— start of PROVIDED RECORDS —
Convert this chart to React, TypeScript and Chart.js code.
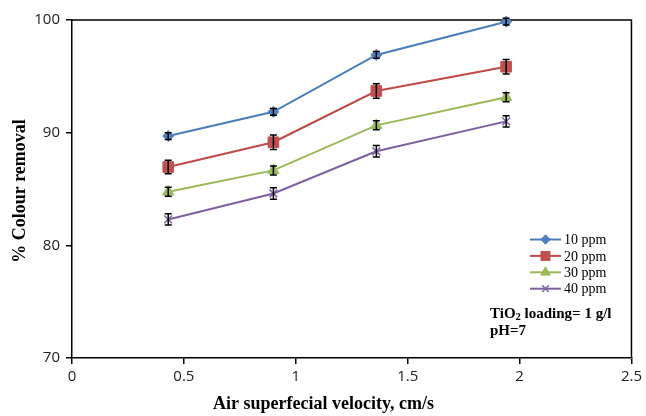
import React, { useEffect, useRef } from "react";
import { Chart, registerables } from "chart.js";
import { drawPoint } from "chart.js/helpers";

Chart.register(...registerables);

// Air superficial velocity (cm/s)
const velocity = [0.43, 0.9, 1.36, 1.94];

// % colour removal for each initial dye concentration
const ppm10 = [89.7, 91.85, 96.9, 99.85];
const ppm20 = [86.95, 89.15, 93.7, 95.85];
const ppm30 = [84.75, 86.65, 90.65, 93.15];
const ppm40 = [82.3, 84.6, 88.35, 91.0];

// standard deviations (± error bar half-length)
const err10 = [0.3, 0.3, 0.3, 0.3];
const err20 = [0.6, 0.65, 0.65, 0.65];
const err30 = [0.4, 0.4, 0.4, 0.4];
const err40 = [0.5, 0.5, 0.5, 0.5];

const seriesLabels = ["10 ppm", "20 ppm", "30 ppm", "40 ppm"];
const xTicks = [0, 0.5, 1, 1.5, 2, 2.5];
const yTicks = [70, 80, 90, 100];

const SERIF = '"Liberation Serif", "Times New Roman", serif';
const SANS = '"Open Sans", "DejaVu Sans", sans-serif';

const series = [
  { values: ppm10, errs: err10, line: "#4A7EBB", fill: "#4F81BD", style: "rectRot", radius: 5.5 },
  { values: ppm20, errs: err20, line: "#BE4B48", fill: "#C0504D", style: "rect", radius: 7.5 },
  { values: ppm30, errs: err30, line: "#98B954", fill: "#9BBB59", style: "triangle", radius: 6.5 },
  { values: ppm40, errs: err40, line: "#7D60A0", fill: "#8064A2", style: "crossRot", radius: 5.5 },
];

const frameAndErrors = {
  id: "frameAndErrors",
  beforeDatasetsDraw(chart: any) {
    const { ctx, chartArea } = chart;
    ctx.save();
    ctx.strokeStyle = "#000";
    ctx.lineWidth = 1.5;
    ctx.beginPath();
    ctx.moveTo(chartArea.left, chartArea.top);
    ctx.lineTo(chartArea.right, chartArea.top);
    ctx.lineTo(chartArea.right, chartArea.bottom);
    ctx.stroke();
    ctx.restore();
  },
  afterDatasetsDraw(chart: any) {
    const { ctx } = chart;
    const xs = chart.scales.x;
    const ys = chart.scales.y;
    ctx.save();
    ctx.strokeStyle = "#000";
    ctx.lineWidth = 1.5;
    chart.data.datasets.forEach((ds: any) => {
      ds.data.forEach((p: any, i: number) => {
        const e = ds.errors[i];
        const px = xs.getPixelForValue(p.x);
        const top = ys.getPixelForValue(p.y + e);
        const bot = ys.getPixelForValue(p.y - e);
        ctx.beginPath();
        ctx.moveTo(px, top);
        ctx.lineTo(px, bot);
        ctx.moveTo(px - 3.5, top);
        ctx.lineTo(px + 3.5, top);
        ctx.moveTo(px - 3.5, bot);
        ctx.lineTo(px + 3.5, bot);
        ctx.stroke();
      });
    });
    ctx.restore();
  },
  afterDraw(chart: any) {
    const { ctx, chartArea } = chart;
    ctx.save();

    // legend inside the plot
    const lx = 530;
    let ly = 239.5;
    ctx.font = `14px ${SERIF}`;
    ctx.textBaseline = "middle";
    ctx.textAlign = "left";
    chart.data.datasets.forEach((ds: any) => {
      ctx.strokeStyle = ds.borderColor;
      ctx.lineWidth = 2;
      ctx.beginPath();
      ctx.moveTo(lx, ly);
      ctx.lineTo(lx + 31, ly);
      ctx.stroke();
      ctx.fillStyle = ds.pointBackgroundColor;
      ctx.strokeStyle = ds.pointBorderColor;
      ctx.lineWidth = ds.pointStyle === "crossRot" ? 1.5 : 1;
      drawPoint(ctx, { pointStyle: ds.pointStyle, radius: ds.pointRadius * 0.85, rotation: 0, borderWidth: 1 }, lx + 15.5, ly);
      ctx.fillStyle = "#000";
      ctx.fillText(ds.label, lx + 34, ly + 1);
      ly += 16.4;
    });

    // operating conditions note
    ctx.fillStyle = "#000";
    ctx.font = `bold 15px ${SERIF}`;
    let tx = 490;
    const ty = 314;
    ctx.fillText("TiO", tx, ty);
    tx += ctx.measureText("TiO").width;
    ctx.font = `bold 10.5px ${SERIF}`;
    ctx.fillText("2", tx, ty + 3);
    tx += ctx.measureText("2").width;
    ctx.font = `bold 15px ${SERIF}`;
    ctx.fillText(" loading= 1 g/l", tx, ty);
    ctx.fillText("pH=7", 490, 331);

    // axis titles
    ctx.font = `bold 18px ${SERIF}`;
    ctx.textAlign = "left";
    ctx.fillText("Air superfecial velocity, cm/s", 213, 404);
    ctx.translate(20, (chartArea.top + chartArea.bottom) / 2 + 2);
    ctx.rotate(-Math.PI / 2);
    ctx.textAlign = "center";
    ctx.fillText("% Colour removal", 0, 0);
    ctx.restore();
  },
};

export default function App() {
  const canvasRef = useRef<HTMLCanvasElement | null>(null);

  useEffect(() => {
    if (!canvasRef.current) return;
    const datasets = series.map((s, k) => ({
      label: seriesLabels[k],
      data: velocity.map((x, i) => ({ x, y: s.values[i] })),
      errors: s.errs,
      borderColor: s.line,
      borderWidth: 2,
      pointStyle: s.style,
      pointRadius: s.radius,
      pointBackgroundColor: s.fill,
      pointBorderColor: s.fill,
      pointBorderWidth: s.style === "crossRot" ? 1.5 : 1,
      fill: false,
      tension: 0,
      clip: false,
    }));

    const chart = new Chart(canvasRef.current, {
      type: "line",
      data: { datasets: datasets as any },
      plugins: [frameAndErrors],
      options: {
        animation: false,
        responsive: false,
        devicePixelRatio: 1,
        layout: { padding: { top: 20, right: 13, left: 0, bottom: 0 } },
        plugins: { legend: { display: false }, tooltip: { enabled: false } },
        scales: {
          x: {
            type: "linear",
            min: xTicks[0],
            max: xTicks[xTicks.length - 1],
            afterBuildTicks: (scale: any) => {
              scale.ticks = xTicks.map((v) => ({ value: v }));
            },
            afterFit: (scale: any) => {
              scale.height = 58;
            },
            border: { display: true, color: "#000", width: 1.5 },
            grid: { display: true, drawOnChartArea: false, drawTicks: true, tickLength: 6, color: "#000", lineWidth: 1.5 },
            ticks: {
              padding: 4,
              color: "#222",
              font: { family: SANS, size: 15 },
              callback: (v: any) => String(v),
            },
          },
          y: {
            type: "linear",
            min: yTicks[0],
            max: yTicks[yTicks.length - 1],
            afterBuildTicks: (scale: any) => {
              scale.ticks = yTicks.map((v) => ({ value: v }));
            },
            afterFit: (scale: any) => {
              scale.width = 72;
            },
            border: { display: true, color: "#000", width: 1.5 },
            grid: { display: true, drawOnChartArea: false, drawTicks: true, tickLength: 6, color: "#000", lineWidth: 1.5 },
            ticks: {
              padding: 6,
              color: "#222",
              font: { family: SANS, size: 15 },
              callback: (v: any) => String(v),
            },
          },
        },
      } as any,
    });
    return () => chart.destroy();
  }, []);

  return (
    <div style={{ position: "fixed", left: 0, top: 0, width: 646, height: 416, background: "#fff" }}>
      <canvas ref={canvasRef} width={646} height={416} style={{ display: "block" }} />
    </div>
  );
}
— end of PROVIDED RECORDS —
— start of PROVIDED RECORDS —
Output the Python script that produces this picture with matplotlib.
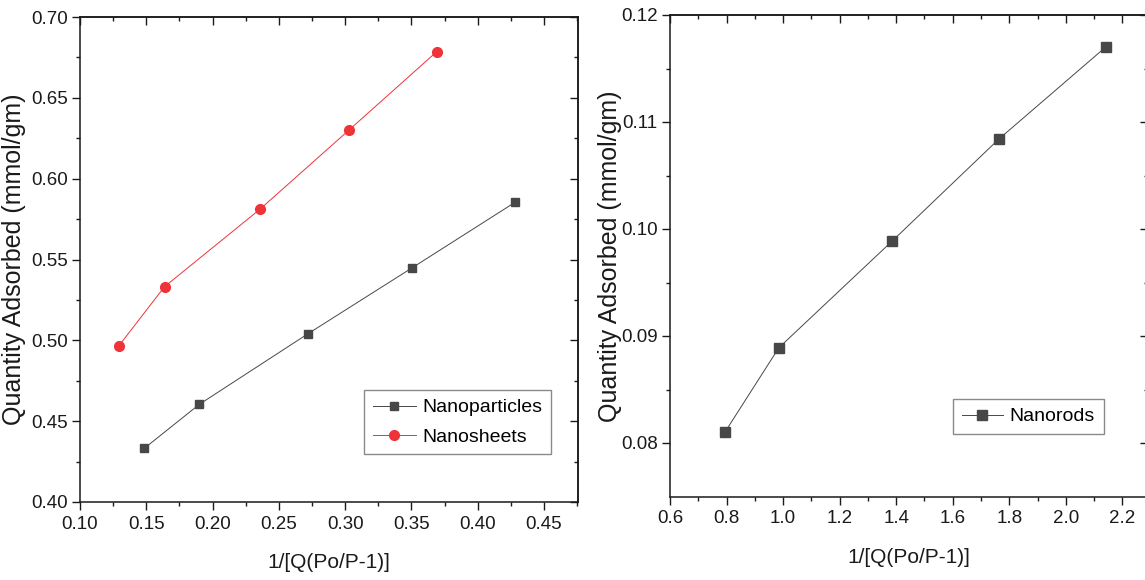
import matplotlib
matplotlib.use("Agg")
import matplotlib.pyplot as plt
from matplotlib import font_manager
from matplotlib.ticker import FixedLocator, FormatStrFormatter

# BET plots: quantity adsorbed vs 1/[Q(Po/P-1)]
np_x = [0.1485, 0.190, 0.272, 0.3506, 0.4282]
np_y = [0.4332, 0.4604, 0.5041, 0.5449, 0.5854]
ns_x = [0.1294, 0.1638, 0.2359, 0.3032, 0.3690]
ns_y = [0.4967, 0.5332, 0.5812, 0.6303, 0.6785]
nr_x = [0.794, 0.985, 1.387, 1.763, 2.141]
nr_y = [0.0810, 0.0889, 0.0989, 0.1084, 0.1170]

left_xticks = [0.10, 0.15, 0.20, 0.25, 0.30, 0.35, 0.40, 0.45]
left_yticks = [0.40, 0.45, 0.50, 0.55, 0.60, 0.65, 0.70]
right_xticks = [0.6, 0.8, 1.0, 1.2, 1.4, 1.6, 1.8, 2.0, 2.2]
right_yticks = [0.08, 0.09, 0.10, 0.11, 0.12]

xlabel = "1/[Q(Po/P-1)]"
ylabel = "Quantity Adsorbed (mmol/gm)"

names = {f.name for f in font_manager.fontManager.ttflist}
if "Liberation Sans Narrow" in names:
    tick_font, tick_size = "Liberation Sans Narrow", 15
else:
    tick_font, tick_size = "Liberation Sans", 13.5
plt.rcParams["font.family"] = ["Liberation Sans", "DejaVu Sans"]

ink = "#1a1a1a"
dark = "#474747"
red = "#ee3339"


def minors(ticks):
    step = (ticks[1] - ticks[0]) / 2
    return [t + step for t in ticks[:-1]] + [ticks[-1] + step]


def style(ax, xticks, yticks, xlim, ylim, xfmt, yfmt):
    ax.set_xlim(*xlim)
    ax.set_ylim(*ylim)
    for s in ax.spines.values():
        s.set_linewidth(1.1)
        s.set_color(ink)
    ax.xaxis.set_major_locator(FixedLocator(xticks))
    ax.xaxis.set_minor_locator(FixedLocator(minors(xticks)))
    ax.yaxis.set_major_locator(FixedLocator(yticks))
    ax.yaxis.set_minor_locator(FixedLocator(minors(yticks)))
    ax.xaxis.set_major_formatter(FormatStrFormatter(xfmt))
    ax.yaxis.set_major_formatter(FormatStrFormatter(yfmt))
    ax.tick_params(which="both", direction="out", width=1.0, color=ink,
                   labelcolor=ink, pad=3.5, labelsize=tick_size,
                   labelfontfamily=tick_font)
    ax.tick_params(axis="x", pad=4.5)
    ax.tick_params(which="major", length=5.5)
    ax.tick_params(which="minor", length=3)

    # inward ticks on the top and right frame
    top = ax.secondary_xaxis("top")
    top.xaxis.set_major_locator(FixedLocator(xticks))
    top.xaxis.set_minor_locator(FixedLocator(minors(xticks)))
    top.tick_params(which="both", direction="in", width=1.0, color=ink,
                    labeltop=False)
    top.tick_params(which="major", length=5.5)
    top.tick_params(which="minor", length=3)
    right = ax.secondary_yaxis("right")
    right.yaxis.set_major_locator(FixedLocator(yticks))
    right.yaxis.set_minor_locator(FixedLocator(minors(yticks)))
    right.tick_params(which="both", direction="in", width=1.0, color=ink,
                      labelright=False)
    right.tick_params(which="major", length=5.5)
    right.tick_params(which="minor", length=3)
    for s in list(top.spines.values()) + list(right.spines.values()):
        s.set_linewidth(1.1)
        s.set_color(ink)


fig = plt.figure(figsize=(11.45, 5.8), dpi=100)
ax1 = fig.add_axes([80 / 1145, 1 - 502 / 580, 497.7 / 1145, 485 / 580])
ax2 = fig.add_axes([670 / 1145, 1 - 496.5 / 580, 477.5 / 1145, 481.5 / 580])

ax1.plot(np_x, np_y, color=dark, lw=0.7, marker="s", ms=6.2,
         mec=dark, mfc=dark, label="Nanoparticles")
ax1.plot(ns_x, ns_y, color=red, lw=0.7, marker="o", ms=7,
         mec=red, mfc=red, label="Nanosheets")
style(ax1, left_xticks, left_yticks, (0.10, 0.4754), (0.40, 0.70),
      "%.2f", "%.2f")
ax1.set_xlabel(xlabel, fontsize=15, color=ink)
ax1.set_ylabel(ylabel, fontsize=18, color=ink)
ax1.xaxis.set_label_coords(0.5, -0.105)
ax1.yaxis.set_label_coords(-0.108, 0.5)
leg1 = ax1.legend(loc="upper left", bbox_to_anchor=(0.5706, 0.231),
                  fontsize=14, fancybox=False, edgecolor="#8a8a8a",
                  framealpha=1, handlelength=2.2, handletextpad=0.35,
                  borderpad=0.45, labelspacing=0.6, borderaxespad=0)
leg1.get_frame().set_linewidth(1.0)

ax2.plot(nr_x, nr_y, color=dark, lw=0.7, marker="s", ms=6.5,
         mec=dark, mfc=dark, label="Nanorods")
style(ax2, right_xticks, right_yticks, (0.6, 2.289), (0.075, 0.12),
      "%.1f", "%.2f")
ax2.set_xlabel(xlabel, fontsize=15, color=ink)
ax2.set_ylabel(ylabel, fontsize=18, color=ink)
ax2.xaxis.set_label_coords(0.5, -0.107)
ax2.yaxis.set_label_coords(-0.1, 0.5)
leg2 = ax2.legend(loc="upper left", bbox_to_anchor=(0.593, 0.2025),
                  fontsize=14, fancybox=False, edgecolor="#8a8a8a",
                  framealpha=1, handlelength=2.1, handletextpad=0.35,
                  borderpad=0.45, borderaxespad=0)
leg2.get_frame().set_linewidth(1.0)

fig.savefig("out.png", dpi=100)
— end of PROVIDED RECORDS —
— start of PROVIDED RECORDS —
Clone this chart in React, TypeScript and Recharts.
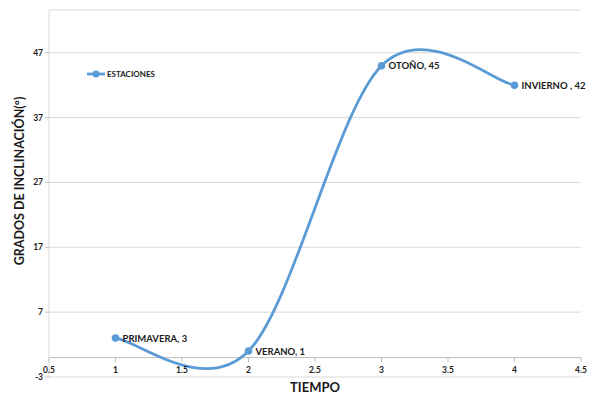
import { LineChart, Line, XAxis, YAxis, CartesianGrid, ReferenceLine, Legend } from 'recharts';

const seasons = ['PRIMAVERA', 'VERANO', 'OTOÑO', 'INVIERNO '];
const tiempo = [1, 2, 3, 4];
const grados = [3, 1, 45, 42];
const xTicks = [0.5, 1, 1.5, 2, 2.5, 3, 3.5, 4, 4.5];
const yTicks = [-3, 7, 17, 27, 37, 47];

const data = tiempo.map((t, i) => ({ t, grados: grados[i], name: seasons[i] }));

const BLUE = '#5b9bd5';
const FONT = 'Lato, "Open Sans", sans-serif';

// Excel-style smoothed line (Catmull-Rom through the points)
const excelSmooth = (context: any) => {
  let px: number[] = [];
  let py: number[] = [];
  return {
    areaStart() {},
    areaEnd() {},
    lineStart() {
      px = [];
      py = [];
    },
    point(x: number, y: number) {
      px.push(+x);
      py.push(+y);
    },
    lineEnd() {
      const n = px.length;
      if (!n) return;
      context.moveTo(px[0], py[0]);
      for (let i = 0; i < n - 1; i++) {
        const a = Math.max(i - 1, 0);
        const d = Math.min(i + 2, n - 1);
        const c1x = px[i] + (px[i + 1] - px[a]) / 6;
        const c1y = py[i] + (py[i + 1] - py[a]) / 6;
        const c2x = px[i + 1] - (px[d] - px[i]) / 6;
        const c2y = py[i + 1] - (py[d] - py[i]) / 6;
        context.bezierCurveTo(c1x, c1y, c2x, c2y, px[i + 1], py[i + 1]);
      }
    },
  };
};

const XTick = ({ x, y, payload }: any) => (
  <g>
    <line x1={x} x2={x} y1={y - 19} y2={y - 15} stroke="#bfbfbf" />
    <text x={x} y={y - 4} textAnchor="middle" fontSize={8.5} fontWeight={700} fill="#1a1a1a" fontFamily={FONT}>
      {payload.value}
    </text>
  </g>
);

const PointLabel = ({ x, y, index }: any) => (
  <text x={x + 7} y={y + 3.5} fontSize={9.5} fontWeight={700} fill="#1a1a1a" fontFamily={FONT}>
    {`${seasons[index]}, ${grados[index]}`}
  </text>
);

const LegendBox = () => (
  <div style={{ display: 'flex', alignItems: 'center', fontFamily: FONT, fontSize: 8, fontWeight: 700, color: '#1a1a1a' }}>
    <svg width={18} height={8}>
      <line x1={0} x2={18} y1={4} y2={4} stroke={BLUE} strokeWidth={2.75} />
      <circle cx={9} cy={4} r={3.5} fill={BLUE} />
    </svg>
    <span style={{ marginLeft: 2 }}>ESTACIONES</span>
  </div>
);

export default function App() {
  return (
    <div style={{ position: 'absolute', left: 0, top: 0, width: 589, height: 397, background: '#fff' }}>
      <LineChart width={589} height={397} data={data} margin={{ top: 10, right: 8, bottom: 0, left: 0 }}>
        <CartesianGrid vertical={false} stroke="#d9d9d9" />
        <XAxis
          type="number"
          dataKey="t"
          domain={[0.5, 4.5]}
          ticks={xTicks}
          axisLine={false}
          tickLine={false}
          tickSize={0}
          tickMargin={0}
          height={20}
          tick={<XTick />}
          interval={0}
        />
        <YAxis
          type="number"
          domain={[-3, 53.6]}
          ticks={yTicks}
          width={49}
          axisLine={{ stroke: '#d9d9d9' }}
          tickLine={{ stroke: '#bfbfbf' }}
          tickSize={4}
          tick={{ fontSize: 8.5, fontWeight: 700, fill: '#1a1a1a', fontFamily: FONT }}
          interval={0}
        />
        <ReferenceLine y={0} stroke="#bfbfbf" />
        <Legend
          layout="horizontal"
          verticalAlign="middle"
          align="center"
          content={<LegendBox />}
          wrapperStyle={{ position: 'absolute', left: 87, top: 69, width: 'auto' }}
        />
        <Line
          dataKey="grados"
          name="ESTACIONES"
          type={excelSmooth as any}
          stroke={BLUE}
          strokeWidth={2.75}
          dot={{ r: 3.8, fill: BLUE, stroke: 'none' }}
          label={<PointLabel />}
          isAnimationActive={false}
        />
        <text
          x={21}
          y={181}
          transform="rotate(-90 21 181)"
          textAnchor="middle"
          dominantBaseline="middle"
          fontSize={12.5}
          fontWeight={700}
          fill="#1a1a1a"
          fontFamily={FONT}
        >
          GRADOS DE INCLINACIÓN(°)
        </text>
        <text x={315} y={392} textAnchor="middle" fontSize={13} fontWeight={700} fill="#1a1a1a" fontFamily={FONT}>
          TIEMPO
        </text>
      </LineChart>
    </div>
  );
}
— end of PROVIDED RECORDS —
> _STATED PROBLEM_: Look above for the line with "Convert this chart" and the line with "const velocity = [0.43, 0.9, 1.36, 1.94];"; set down those two lines and all lines between them exactly, without pictures and without anything else.

> _THE OUTPUT_:
Convert this chart to React, TypeScript and Chart.js code.
import React, { useEffect, useRef } from "react";
import { Chart, registerables } from "chart.js";
import { drawPoint } from "chart.js/helpers";

Chart.register(...registerables);

// Air superficial velocity (cm/s)
const velocity = [0.43, 0.9, 1.36, 1.94];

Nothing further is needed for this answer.